Exercise task: In the following material, identify every line holding the string "that" and return it.

Entries from a dataset:
= = = = =
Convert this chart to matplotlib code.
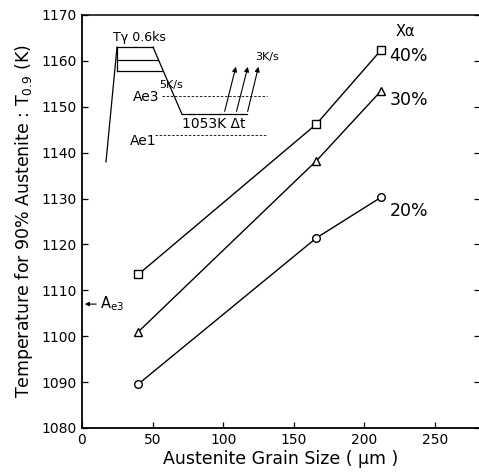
import numpy as np
import matplotlib.pyplot as plt

# grain size (um) and T0.9 (K) for each ferrite fraction
grain_size = [40, 166, 212]
t_40 = [1113.5, 1146.2, 1162.4]
t_30 = [1101.0, 1138.2, 1153.5]
t_20 = [1089.6, 1121.4, 1130.3]
series = [("40%", t_40, "s", 1161.0), ("30%", t_30, "^", 1151.5), ("20%", t_20, "o", 1127.3)]

ae3_level = 1107

# heat-treatment schematic (drawn in data units, top left corner)
sch_heat_x = [17, 24.8]
sch_heat_y = [1138.0, 1163.0]
sch_hold_y = [1163.0, 1160.2, 1157.8]
sch_hold_x_end = [50.3, 54.2, 57.6]
sch_cool_x = [50.3, 70.8]
sch_cool_y = [1163.0, 1148.4]
sch_iso_x = [70.8, 116.9]
sch_iso_y = 1148.4
sch_up_x0 = [100.6, 109.0, 116.9]
sch_up_x1 = [109.5, 118.0, 125.5]
sch_up_y1 = 1159.3
sch_ae3 = ([56.7, 131.0], 1152.4)
sch_ae1 = ([51.7, 131.0], 1143.9)

plt.rcParams['font.family'] = ['DejaVu Sans']
fig = plt.figure(figsize=(4.79, 4.72), dpi=100)
ax = fig.add_axes([82/479, 44/472, 398/479, 413/472])

for lab, vals, mk, ly in series:
    ax.plot(grain_size, vals, color='black', lw=1.0, marker=mk, ms=5.5,
            mfc='white', mec='black', mew=1.0)
    ax.text(218, ly, lab, fontsize=12.5, ha='left', va='center')
ax.text(229, 1166.3, "X\u03b1", fontsize=10.5, ha='center', va='center')

# Ae3 arrow on the left
ax.annotate("", xy=(0, ae3_level), xytext=(12, ae3_level),
            arrowprops=dict(arrowstyle='-|>', lw=0.8, color='black', mutation_scale=6))
ax.text(13, ae3_level, "A$_{\\mathregular{e3}}$", fontsize=10.5, ha='left', va='center')

# schematic
k = dict(color='black', lw=0.9)
ax.plot(sch_heat_x, sch_heat_y, **k)
ax.plot([sch_heat_x[1], sch_heat_x[1]], [sch_hold_y[0], sch_hold_y[-1]], **k)
for y, xe in zip(sch_hold_y, sch_hold_x_end):
    ax.plot([sch_heat_x[1], xe], [y, y], **k)
ax.plot(sch_cool_x, sch_cool_y, **k)
ax.plot(sch_iso_x, [sch_iso_y, sch_iso_y], **k)
for x0, x1 in zip(sch_up_x0, sch_up_x1):
    ax.annotate("", xy=(x1, sch_up_y1), xytext=(x0, sch_iso_y),
                arrowprops=dict(arrowstyle='-|>', lw=0.8, color='black', mutation_scale=7))
ax.plot(sch_ae3[0], [sch_ae3[1]] * 2, color='black', lw=0.6, ls=(0, (3, 2)))
ax.plot(sch_ae1[0], [sch_ae1[1]] * 2, color='black', lw=0.6, ls=(0, (3, 2)))
ax.text(22, 1165.0, "T\u03b3 0.6ks", fontsize=9, ha='left', va='center')
ax.text(63, 1154.8, "5K/s", fontsize=8, ha='center', va='center')
ax.text(55, 1152.2, "Ae3", fontsize=10, ha='right', va='center')
ax.text(53, 1142.6, "Ae1", fontsize=10, ha='right', va='center')
ax.text(93, 1146.2, "1053K \u0394t", fontsize=10, ha='center', va='center')
ax.text(131, 1160.8, "3K/s", fontsize=8, ha='center', va='center')

ax.set_xlim(0, 282)
ax.set_ylim(1080, 1170)
ax.set_xticks(np.arange(0, 251, 50))
ax.set_yticks(np.arange(1080, 1171, 10))
ax.tick_params(direction='in', length=4, width=0.9, right=True, top=False, labelsize=10)
ax.spines['right'].set_visible(False)
ax.spines['left'].set_linewidth(1.3)
ax.spines['bottom'].set_linewidth(1.3)
ax.spines['top'].set_linewidth(1.1)
ax.set_xlabel("Austenite Grain Size ( \u03bcm )", fontsize=12.5, labelpad=2)
ax.set_ylabel("Temperature for 90% Austenite : T$_{\\mathregular{0.9}}$ (K)", fontsize=12.5, labelpad=5)

fig.savefig("out.png", dpi=100)
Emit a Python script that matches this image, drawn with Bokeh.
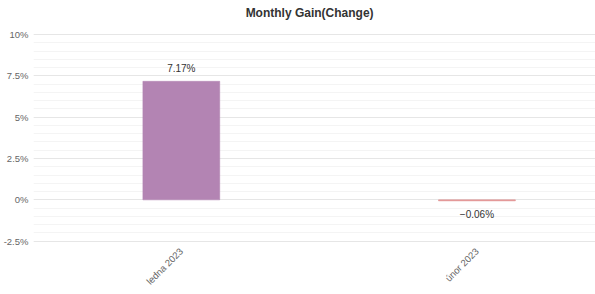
import math
from bokeh.plotting import figure
from bokeh.models import Range1d, FixedTicker, ColumnDataSource, Label
from bokeh.core.properties import value
from bokeh.embed import file_html
from bokeh.resources import INLINE

# ---- data ----
title_text = "Monthly Gain(Change)"
categories = ["ledna 2023", "únor 2023"]
gains = [7.17, -0.06]
bar_colors = ["#b384b3", "#e08a8a"]
y_ticks = [-2.5, 0, 2.5, 5, 7.5, 10]
y_tick_labels = ["-2.5%", "0%", "2.5%", "5%", "7.5%", "10%"]

FONT = "Liberation Sans"

xs = [i + 0.5 for i in range(len(categories))]
labels = [(f"{v:.2f}%").replace("-", "\u2212") for v in gains]
offsets = [-13 if v >= 0 else 14 for v in gains]
src = ColumnDataSource(dict(x=xs, top=gains, color=bar_colors, label=labels, yoff=offsets))

p = figure(width=595, height=294, output_backend="svg", toolbar_location=None,
           x_range=Range1d(0, 1.901), y_range=Range1d(-2.76, 12.057),
           min_border_left=33, min_border_right=0, min_border_bottom=49, min_border_top=0)
p.outline_line_color = None
p.background_fill_color = "white"
p.border_fill_color = "white"
p.title.visible = False

# chart title, placed in the empty band above the 10% gridline
p.add_layout(Label(x=0.934, y=11.33,
                   text=title_text, text_align="center", text_baseline="middle",
                   text_font=FONT, text_font_size="12px", text_font_style="bold",
                   text_color="#333333"))

p.vbar(x="x", top="top", bottom=0, width=0.26, color="color", line_color="color",
       line_width=0.5, source=src)
p.text(x="x", y="top", text="label", y_offset="yoff", source=src,
       text_align="center", text_baseline="middle",
       text_font=value(FONT), text_font_size="10px", text_color="#333333")

# y axis
yax = p.yaxis[0]
yax.ticker = FixedTicker(ticks=y_ticks,
                         minor_ticks=[-2.5 + 0.5 * i for i in range(26)])
yax.major_label_overrides = {t: l for t, l in zip(y_ticks, y_tick_labels)}
yax.axis_line_color = None
yax.major_tick_line_color = None
yax.minor_tick_line_color = None
yax.major_tick_out = 0
yax.major_tick_in = 0
yax.minor_tick_out = 0
yax.minor_tick_in = 0
yax.major_label_standoff = 5
yax.major_label_text_font = FONT
yax.major_label_text_font_size = "9.5px"
yax.major_label_text_color = "#666666"

# x axis
xax = p.xaxis[0]
xax.ticker = FixedTicker(ticks=xs)
xax.major_label_overrides = {x: c for x, c in zip(xs, categories)}
xax.major_label_orientation = math.pi / 4
xax.axis_line_color = None
xax.major_tick_line_color = None
xax.minor_tick_line_color = None
xax.major_tick_out = 0
xax.major_tick_in = 0
xax.major_label_standoff = 4
xax.major_label_text_font = FONT
xax.major_label_text_font_size = "9.5px"
xax.major_label_text_color = "#666666"

p.xgrid.grid_line_color = None
p.ygrid.grid_line_color = "#e6e6e6"
p.ygrid.minor_grid_line_color = "#f4f4f4"

open("out.html", "w").write(file_html(p, INLINE))
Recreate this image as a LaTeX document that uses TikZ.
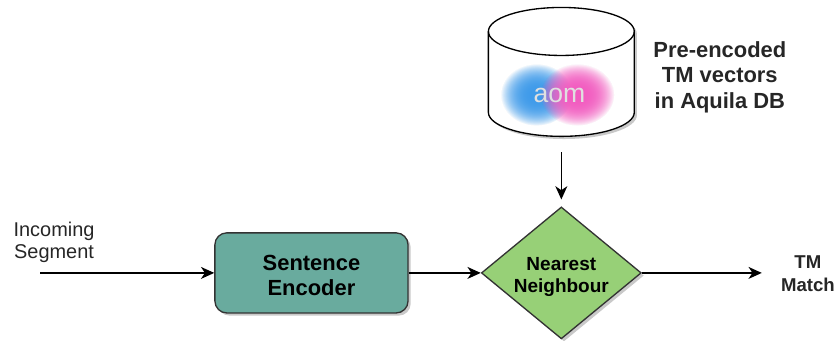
= = = = =
The answer:
Emit a Python script that matches this image, drawn with Bokeh.
Recreate this image as a LaTeX document that uses TikZ.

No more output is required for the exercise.